Unlike previous years, there was plenty of room on the banks surrounding the battlefield area. At the northern end of the showground, which was considered the place to watch the flying display from, there was unusually plenty of crowd line space all throughout the flying display. Car parks 3 and 4 were to be sterile when flying commenced but it appears that both were actually empty, perhaps confirming that visitor numbers were less than anticipated.

Overall the flying display was nothing out of the ordinary. There was no real sense of thrill or excitement to any display that one would normally see from the same aircraft at a similar venue like Shuttleworth, for example, and it seems the Victory Show has essentially become a terrific re-enactment show with a few old war planes flying about to boot. For the photographers however the whole show contained perfect light and top-side passes for every single aircraft, the only downside being that there were visible variances in display height and crowd separation in each display.
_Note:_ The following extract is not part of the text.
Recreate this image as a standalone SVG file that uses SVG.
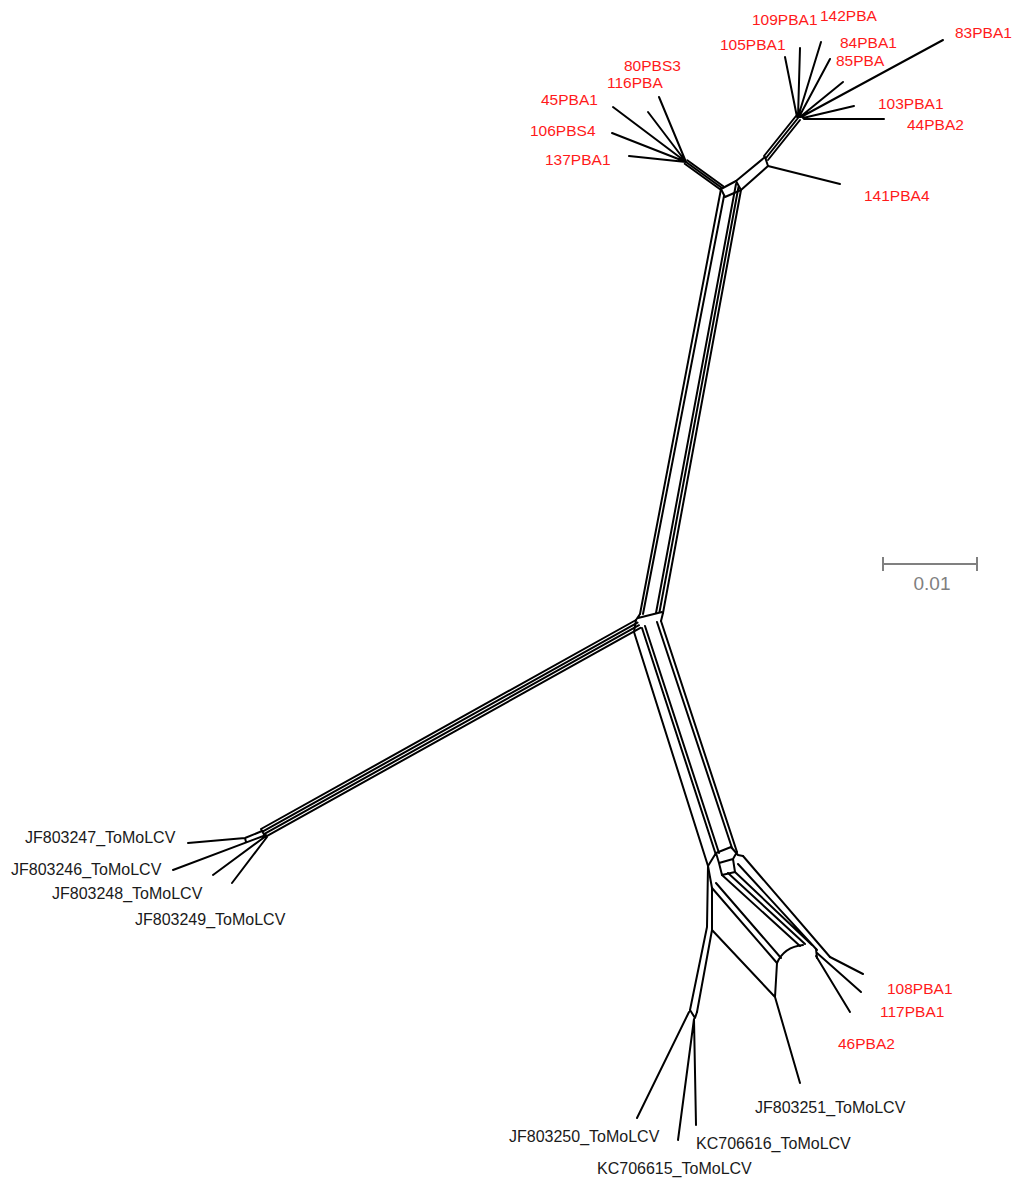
<svg xmlns="http://www.w3.org/2000/svg" width="1014" height="1181" viewBox="0 0 1014 1181">
<style>
.e{fill:none;stroke:#000;stroke-width:2;stroke-linecap:round;stroke-linejoin:round}
.r{font-family:"Liberation Sans",Arial,sans-serif;font-size:15.5px;fill:#ff1a1a}
.k{font-family:"Liberation Sans",Arial,sans-serif;font-size:16px;fill:#1a1a1a}
.s{fill:none;stroke:#808080;stroke-width:2}
</style>
<rect width="1014" height="1181" fill="#fff"/>
<g id="network" class="e">
<!-- upper left cluster leaves -->
<path d="M686,162L659,97M686,162L648,112M686,162L613,107M686,162L612,133M686,162L629,156"/>
<!-- left stem -->
<path d="M686,162L722,188M684.7,163.8L720.7,189.8M687.3,160.2L723.3,186.2"/>
<!-- top box -->
<path d="M721,189L736,181L741,190L725,197Z"/>
<!-- right stem -->
<path d="M736,181L765,157M741,190L768,166M765,157L768,166"/>
<path d="M764,156L796,116M766,158L798,118M768,160L800,120"/>
<path d="M768,166L840,184"/>
<!-- upper right cluster leaves -->
<path d="M797,117L785,57M798,117L800,48M798,117L821,42M799,117L830,59M800,117L843,82M801,117L943,40M803,118L854,106M804,119L884,119"/>
<!-- top bundle -->
<path d="M721,189L640,614M724,196L643,614M736,184L656,613M738.5,187L659.5,612M741,190L663,613"/>
<!-- centre -->
<path d="M638,618L662,612M640,614L636,620M663,613L661,621"/>
<!-- left branch -->
<path d="M636,620L261,829M637.5,622.6L262.5,831.6M639,625.2L264,834.2M640.4,627.9L265.4,836.9M261,829L265.4,836.9"/>
<!-- lower left leaves -->
<path d="M262,831L245,838L188,843M245,838L246,842M266,835L173,870M266,836L213,875M267,837L232,883"/>
<!-- lower branch -->
<path d="M636,620L634,632L708,866M642,628L716,855M645,626L719,853M657,622L732,848M661,621L737,852"/>
<!-- lower junction boxes -->
<path d="M708,866L716,853L731,847L738,855L743,856M716,853L719,863L733,859L737,852M719,863L722,875L735,872L733,859M708,866L712,888"/>
<!-- bundle to right leaves -->
<path d="M712,888L777,963M716,883L781,958M722,875L800,946M728,873L805,944M735,872L812,945M738,864L817,950M743,856L830,957"/>
<path d="M777,963Q784,947 803,945"/>
<path d="M816,949L817,958"/>
<!-- right leaves -->
<path d="M830,957L863,974M817,953L861,992M816,956L850,1012"/>
<!-- left descending lines -->
<path d="M708,866L707,927L690,1010M712,888L712,930L697,1012M712,930L775,997M777,963L775,997L800,1083"/>
<!-- bottom -->
<path d="M690,1010L695,1018L697,1012M689,1012L637,1118M694,1019L678,1140M694,1019L696,1125"/>
</g>
<g id="scale-bar">
<path class="s" d="M883,564H977M883,557V571M977,557V571"/>
<text x="932" y="590" text-anchor="middle" style="font-family:'Liberation Sans',Arial,sans-serif;font-size:19px;fill:#808080">0.01</text>
</g>
<g id="t-80PBS3"><text class="r" x="624" y="71">80PBS3</text></g>
<g id="t-116PBA"><text class="r" x="607" y="88">116PBA</text></g>
<g id="t-45PBA1"><text class="r" x="541" y="105">45PBA1</text></g>
<g id="t-106PBS4"><text class="r" x="530" y="136">106PBS4</text></g>
<g id="t-137PBA1"><text class="r" x="545" y="165">137PBA1</text></g>
<g id="t-109PBA1"><text class="r" x="752" y="25">109PBA1</text></g>
<g id="t-142PBA"><text class="r" x="820" y="21">142PBA</text></g>
<g id="t-105PBA1"><text class="r" x="720" y="50">105PBA1</text></g>
<g id="t-84PBA1"><text class="r" x="840" y="48">84PBA1</text></g>
<g id="t-85PBA"><text class="r" x="836" y="66">85PBA</text></g>
<g id="t-83PBA1"><text class="r" x="955" y="38">83PBA1</text></g>
<g id="t-103PBA1"><text class="r" x="878" y="109">103PBA1</text></g>
<g id="t-44PBA2"><text class="r" x="907" y="130">44PBA2</text></g>
<g id="t-141PBA4"><text class="r" x="864" y="201">141PBA4</text></g>
<g id="t-108PBA1"><text class="r" x="887" y="994">108PBA1</text></g>
<g id="t-117PBA1"><text class="r" x="880" y="1017">117PBA1</text></g>
<g id="t-46PBA2"><text class="r" x="838" y="1049">46PBA2</text></g>
<g id="t-JF803247"><text class="k" x="25" y="843">JF803247_ToMoLCV</text></g>
<g id="t-JF803246"><text class="k" x="11" y="875">JF803246_ToMoLCV</text></g>
<g id="t-JF803248"><text class="k" x="52" y="899">JF803248_ToMoLCV</text></g>
<g id="t-JF803249"><text class="k" x="135" y="925">JF803249_ToMoLCV</text></g>
<g id="t-JF803251"><text class="k" x="755" y="1113">JF803251_ToMoLCV</text></g>
<g id="t-JF803250"><text class="k" x="509" y="1142">JF803250_ToMoLCV</text></g>
<g id="t-KC706616"><text class="k" x="696" y="1149">KC706616_ToMoLCV</text></g>
<g id="t-KC706615"><text class="k" x="597" y="1174">KC706615_ToMoLCV</text></g>
</svg>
Of course, the air display is only a small part of the whole show itself, that fact must be remembered. There is so much more to see and do throughout the whole day, with the flying element taking up only an hour-and-a-half each afternoon. Furthermore, the organisers have done an exceptional job with what they have at their disposal, making a very tight boundary into a useable display area. Thankfully, their perseverance has meant that the flying element has remained, albeit now in an abridged form. In addition, commentary from Tim Callaway was informative and concise throughout. However, it's abundantly clear from this year's display that the Victory Show no longer holds the reputation for being the unassuming gem of the air show calendar.

Regardless, it is a still great day out and at £18 for adults plus £2 for a programme, a truly enjoyable time is guaranteed for all, whether young or old. It's highly doubtful now that we will ever see a return to the displays of only a few years ago but enthusiasts and visitors must be grateful that organisers truly want the event to succeed as much as we do.